Ağrı merkez Gazi Mahallesi’nde yaşayan Hüseyin Kösedağ, 6 yıl önce 40 tavukla başladığı kanatlı hayvan yetiştiriciliğini bugün 2 bine yakın hayvanla sürdürüyor. Azmi ve çalışkanlığıyla çevresine örnek olan Kösedağ, hem bölge ekonomisine katkı sağlıyor hem de üretime ilgi duyan vatandaşlara ilham veriyor.
Kendi Kuluçka Makineleriyle Üretim Yapıyor
Hayvan sevgisini üretime dönüştüren 35 yaşındaki Hüseyin Kösedağ, kaz, ördek, tavuk ve hindi yetiştiriciliği yapıyor. Tüm üretim sürecini kendi kurduğu kuluçka makineleriyle gerçekleştirdiğini söyleyen Kösedağ, “Yaklaşık 6 yıl önce 40 tavukla başladım. O zaman kendi kendime ‘zengin oldum’ diyordum. Şimdi profesyonel anlamda üretim yapıyorum. İki çıkım ve iki gelişim makinem var, her biri 3 bine yakın yumurta alıyor. Şu anda çiftliğimizde 2 bini aşkın kanatlı hayvanımız var” dedi.
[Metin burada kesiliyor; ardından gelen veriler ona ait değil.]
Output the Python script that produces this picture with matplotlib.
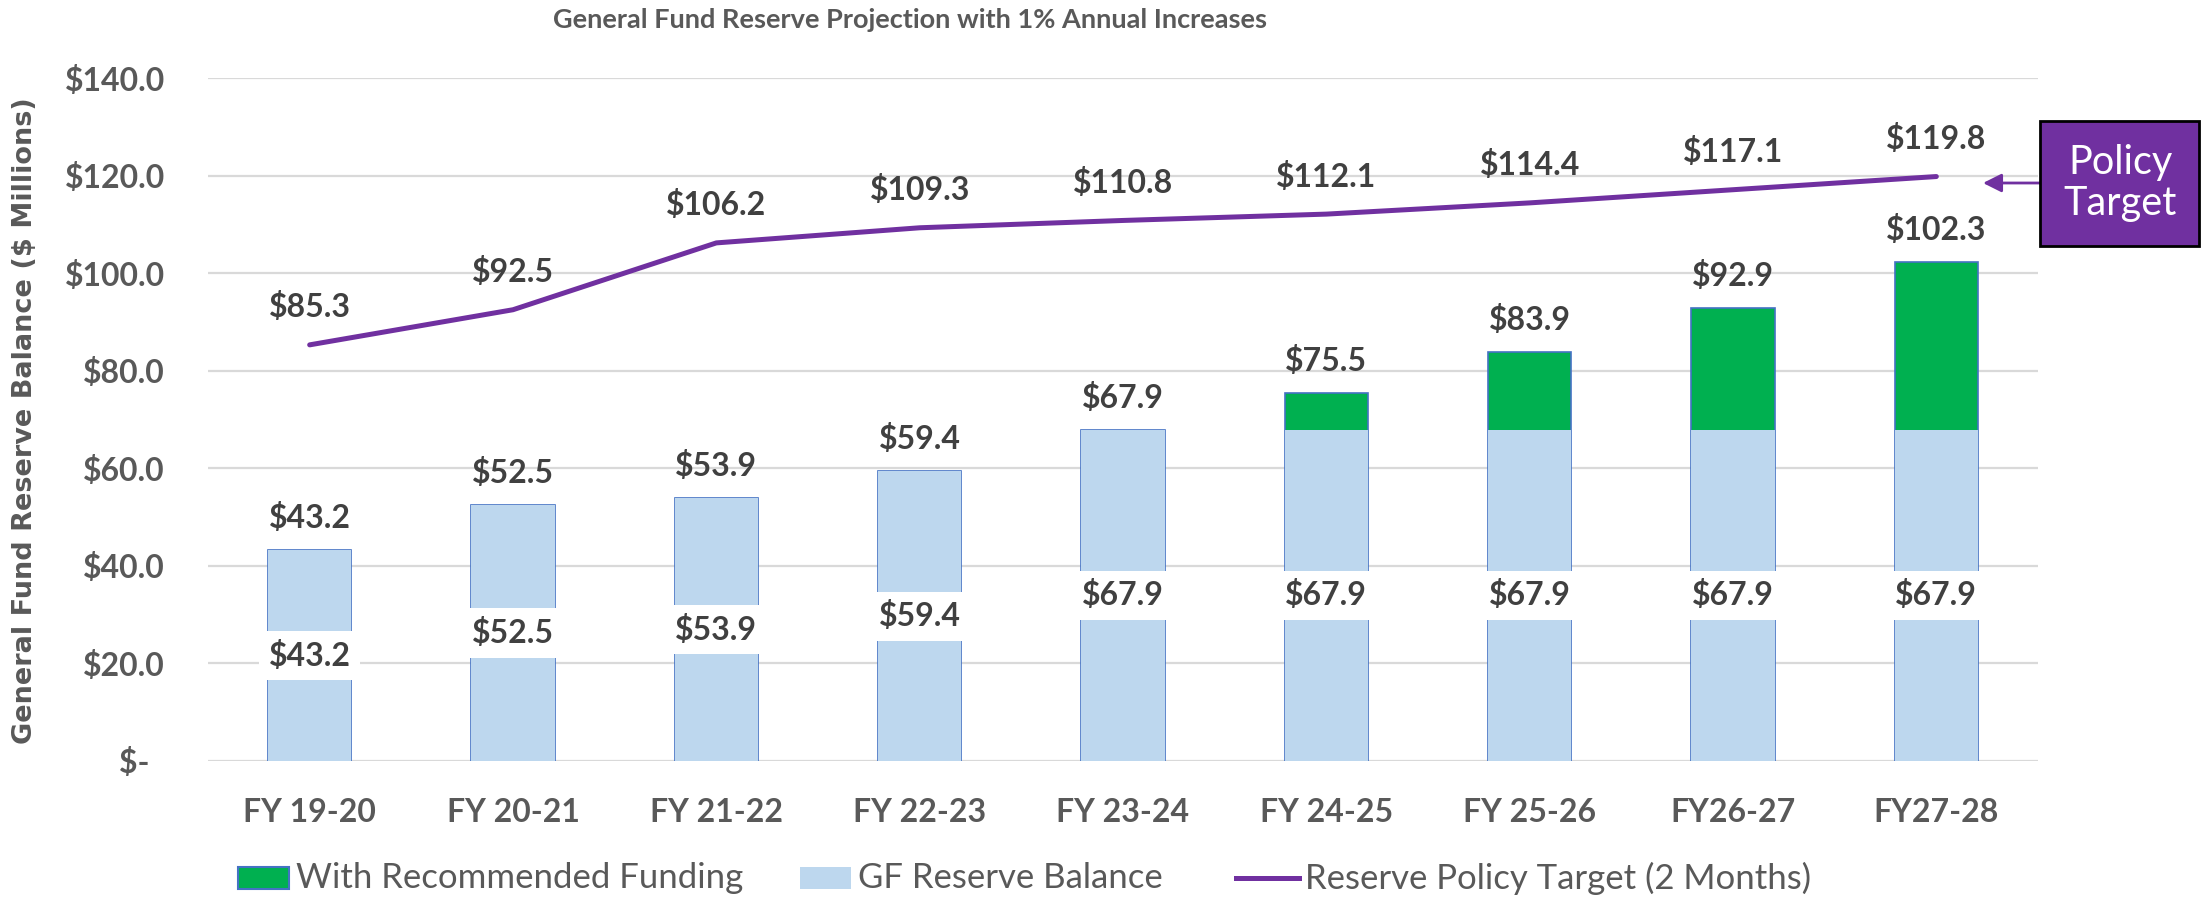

Kösedağ, 5 bin dönümü aşan merasında üretim yaptığını belirterek, “Başta hevesle başladım ama zamanla ticari olarak devam etmeye karar verdim. Yaptıkça daha çok sevdim ve bu işi büyütmeye karar verdim” ifadelerini kullandı.
“Kaz Soğuğa Dayanıklı, Doğu İçin En Uygun Hayvan”
Kaz yetiştiriciliğinin özellikle Doğu Anadolu’nun iklimine uygun olduğunu vurgulayan Kösedağ, bölgedeki üreticilere de bu işe yönelmeleri çağrısında bulundu:
“Kaz, soğuğa en dayanıklı hayvanlardan biri. O yüzden Doğu illerinde bu iş çok verimli. Hem kazın alıcısı fazla hem de bakımı kolay. Merası ve suyu olan herkes bu işi yapabilir. Kars başta olmak üzere çevre illerden toplu sipariş alıyoruz. Şimdilik zarar diye bir şey yok, yapan herkes kazanıyor.”
“Hayvanlarla Aramızda Güçlü Bir Bağ Var”
Hayvanlara sevgiyle yaklaşmanın üretimde en önemli unsur olduğunu dile getiren Kösedağ, hayvanlarıyla arasında özel bir bağ oluştuğunu söyledi:
“Hayvanlar bizi anneleri gibi görüyor. Onlara sevgi gösteriyoruz, onlar da bunu hissediyor. Bazen kesim zamanı geldiğinde kıyamıyoruz. Hayvanlarla iç içe olmak insana huzur veriyor, psikolojik olarak rahatlatıyor. Başında oturup onları izlerken bile mutlu oluyorum.”
İlerleyen dönemde üretimini büyütmeyi hedefleyen Kösedağ, “Seneye 5 bin, hatta 10 bin hayvana ulaşmayı planlıyorum. Kendi çıkardığım civcivleri köylülerime dağıtarak onları da bu işe teşvik etmek istiyorum. Ayrıca kesimhane ve servis araçlarıyla daha profesyonel bir üretim sistemi kurmayı düşünüyorum” dedi.
“Kaz Eti Şifalı ve Ekonomik Değer Taşıyor”
Kaz etinin lezzetinin yanı sıra sağlık açısından da önemli olduğunu belirten Kösedağ, “Kaz eti çok lezzetli ve şifalı bir et. Özellikle yağı bronşite ve astıma iyi geliyor. Kazın neredeyse hiçbir kısmı ziyan olmuyor. Tüyünden işkembesine kadar değerlendirilebilen bir hayvan” diye konuştu.
Üretimi severek yaptığını ifade eden Hüseyin Kösedağ, “Hayvanı severseniz o da sizi seviyor. Bu iş hem kazanç hem huzur sağlıyor. Yeter ki isteyerek yapılsın” sözleriyle konuşmasını tamamladı.